Professor Cheluchi Onyemelukwe-Onuobia of Babcock University was announced winner of the 2021 NLNG Nigeria Prize for Literature on Saturday, October 31 for her novel The Son of the House.
In this interview with Kelvin Okoroji, the law lecturer talks about the inspiration for her book, racism, sexism and the impact of modern storytelling on African Women.
How did you discover your passion for writing?
Literature has always been my first love. I started writing at the age of seven. My father became my inspiration. I had a great upbringing and that has really been my foundation. I also have a strong faith in God. I am thankful that I am able to bring my writing to the world.
What inspired you to write Son of the House?
The inspirations are many. Some of them are maybe a little more direct than others but the environment and the people described in the book, place and people that I’m very familiar with, that I grew up around. The more direct inspiration was a story my mum told me about a young boy that once lived with us who was taken from his mother which made me think that we need to have a conversation about the place of women in society and to specifically write about it. For me, it was not just a story; it was a resignation that this is the way it is and that’s what I tried to question in this book. Could it be different, could we be better people?
How has the narrative about women changed since publishing the book?
I would say that things are changing. I mean this is a book that spans 40 years thereabout from 1972 to about 2011 and even then I’ll say things have changed a lot. With the increasing use of social media, people can see that it is possible to make a difference. So things are changing, whether they are changing at the space we want to see them is a whole other question.
It is quite interesting that we have had stories about women’s struggles by writers like Chimamanda Adichie and Chinelo Okparanta.
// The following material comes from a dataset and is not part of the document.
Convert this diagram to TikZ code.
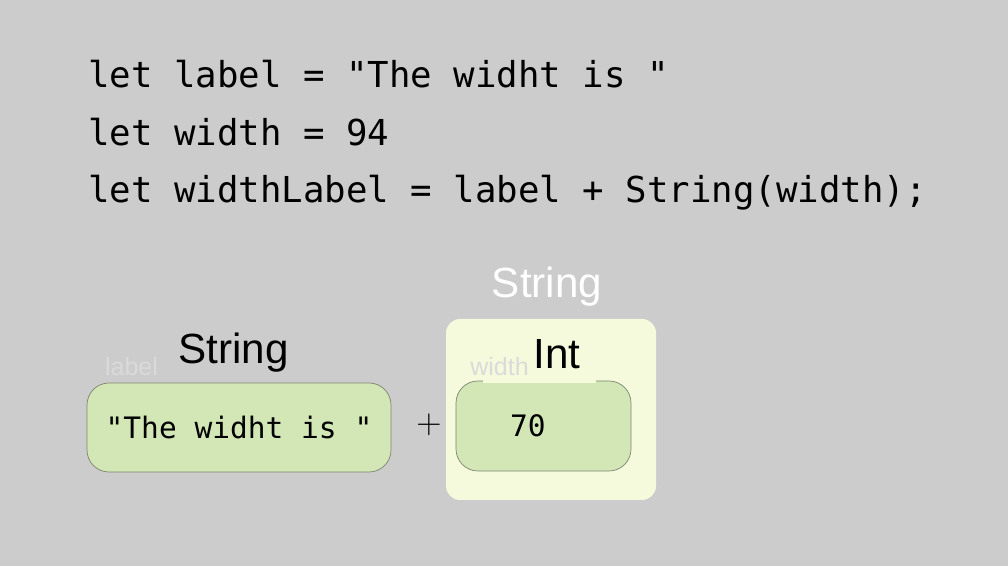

What makes The Son of the House stand out from others we have read?
It is interesting that you asked that. I would say my book hasn’t been compared at all with Chimamanda or Chinelo as much as it has been compared with Buchi Emecheta and Flora Nwapa so I am sort of different. My story is about gender but it is also about class, about how we deal with different kinds of abuses and the constraints we place on ourselves. I think there will likely be some similarities because we all come from the same society.
Was any of the characters or their story inspired by your own personal experience?
I would say that there is not one story that is directly around me, my family and all the rest. This is a composite; the different experiences and different characters that I grew up around. So I wouldn’t say there is a specific autobiographical intent but yes the content is quite similar to what I grew up seeing.
Has racism or sexism determined or affected some of the choices you’ve had to make in your career?
I would say in Nigeria there is still quite a bit of sexism. There are still many rooms where I found myself in and I am the only female. I am a lawyer and I have experienced things that have made me realise that we need to keep having conversations about the fact that women are human and can be just as powerful as anybody else. I once went to a police station a few years ago in relation to a matter concerning my dad. Of course, at that point, I had already started running my law firm. He was requested to come to the station and he came and he was very happy that I had come to visit him so we went together. At every point, the DPO just tried to ignore me. This was not years ago. This was recent and this was in the east and this officer was from the south-south. He just kept trying to talk to all the other people who were not lawyers but I was and I pinched myself because it was so blatant. Like I said before, I have been in rooms where I am the only female and people talk over my head, but this was a clear out-and-out ignoring to the point that my dad had to say “my daughter is trying to get you to see this point or that point.” So, it is not as emphasised as before but it is still there. When you look at things like political participation you can tell we still have a lot to do. We haven’t quite made our peace with women as humans.
As for racism I used to live in Canada. I would say I have had great experiences and most of the people I have worked with were amazing. That said, you can’t escape the fact that there is still work to be done. There are some assumptions that people make. I know people close to me who experience direct racism. When I first moved to Canada, I didn’t know I was black. I think I went and tried to say with that confidence that I’m just as good as anybody else and for the most part, that worked.
Have you ever put cancel culture into consideration when writing a book?
It is already hard enough to write. As I said, there is a place for all kinds of stories. I don’t really ever doubt that there will be an audience for my story. The question for me is always “is my craft good enough, strong enough for me to carry what I am trying to say?” If I am able to write those things, there will always be someone who wants to listen to it. Of course, that’s how I felt when I started writing my book but when I started getting all kinds of rejection I had to think about that a little bit because thoroughly I didn’t feel that pressure. I would not be human if I don’t admit to saying “I hope this one turns out well” but because I am human there must be something there that is not going to sit well with some people.
How has modern storytelling impacted African women?
With books about feminism and women empowerment, I think African women now have a voice to an extent, what I did with my book is a clear example of that and we need more. It is not over. Women should start seeing themselves beyond the ‘wife’ title. You can be anything you want to be.